Sea –consintió mi madre, confirmando su decisión con el garrote del abuelo tronando contra la madera del suelo– Con las vacas se va.
Mi mano, más rápida que la de mi hermana, agarró entonces el molinillo como si fuera un tesoro. Mi hermana me echó una mirada que casi me heló el corazón.
El tipo se levantó despacio, arrastrando sus capas, abrió la portilla que daba donde las vacas y se fue con ellas. Aquello no llegaba ni a establo, ni a cobertizo. Bastante hizo mi padre. Pobres vacas. Pobre hombre.
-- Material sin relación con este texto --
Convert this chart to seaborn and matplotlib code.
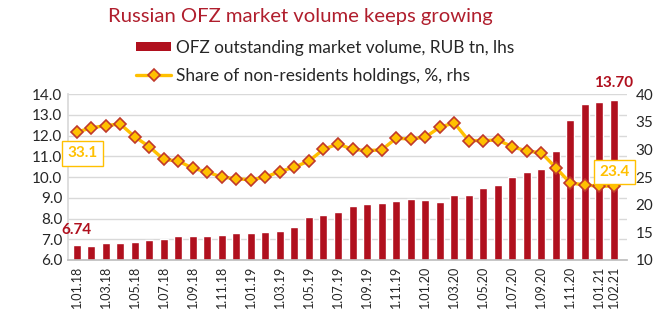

Pobres de nosotras.
Nos despertamos a la mañana siguiente de puro frío. El fuego ya se había apagado y me tocaba a mí ir a por leña. Mi hermana había cogido el molinillo mientras yo me calzaba las madreñas y me cruzaba la pañoleta de lana gorda, que picaba horrores, pero era lo mejor contra el frío.
Fui donde las vacas. Ni el burro ni el buhonero estaban ya. Me asomé un poco más. Ya no nevaba, pero estaba todo blanco. A pesar de ello el carromato también había desaparecido. Entré en casa con la leña y encendí el fuego.
Después, todo siguió como cada invierno. El molinillo de café en medio de la mesa quedó como testigo de aquella extraña visita.
Solo lo usamos una vez. Creo que se rompió cuando el cura vino a dar la extremaunción a mi madre. Y quisimos darle café de verdad.
Desde entonces no tomo café. Ese olor me recuerda a la muerte.
Nos hicimos mayores y mi hermana se fue a la capital y se casó con un ricachón. Yo estudié un poco gracias al médico y me coloqué en un banco.
No nos volvimos a ver hasta que un día me llegó una carta muy rimbombante con su nombre reclamándome la propiedad del molinillo roto.
Para mí era más que un recuerdo de mi niñez. Y, a pesar de que era un trasto roto, conseguí quedármelo tras una absurda y amarga disputa. Dejamos de hablarnos para siempre. Hace mucho de eso. Y mucho más desde que ninguna de las dos toma café.
Pero cuando lo saco del armario me vuelvo a ver en aquel pueblo perdido, entre la nieve, con mi padre arreglando la portilla de lo de las vacas y los olores de mi madre cocinando en el llar.
Y la nieve, la leña, las pitas correteando, la leche, el café de pota alimentan lo que queda de este maltrecho cuerpo, que sonríe recordando que la nieve de antes no era tan fría como ahora.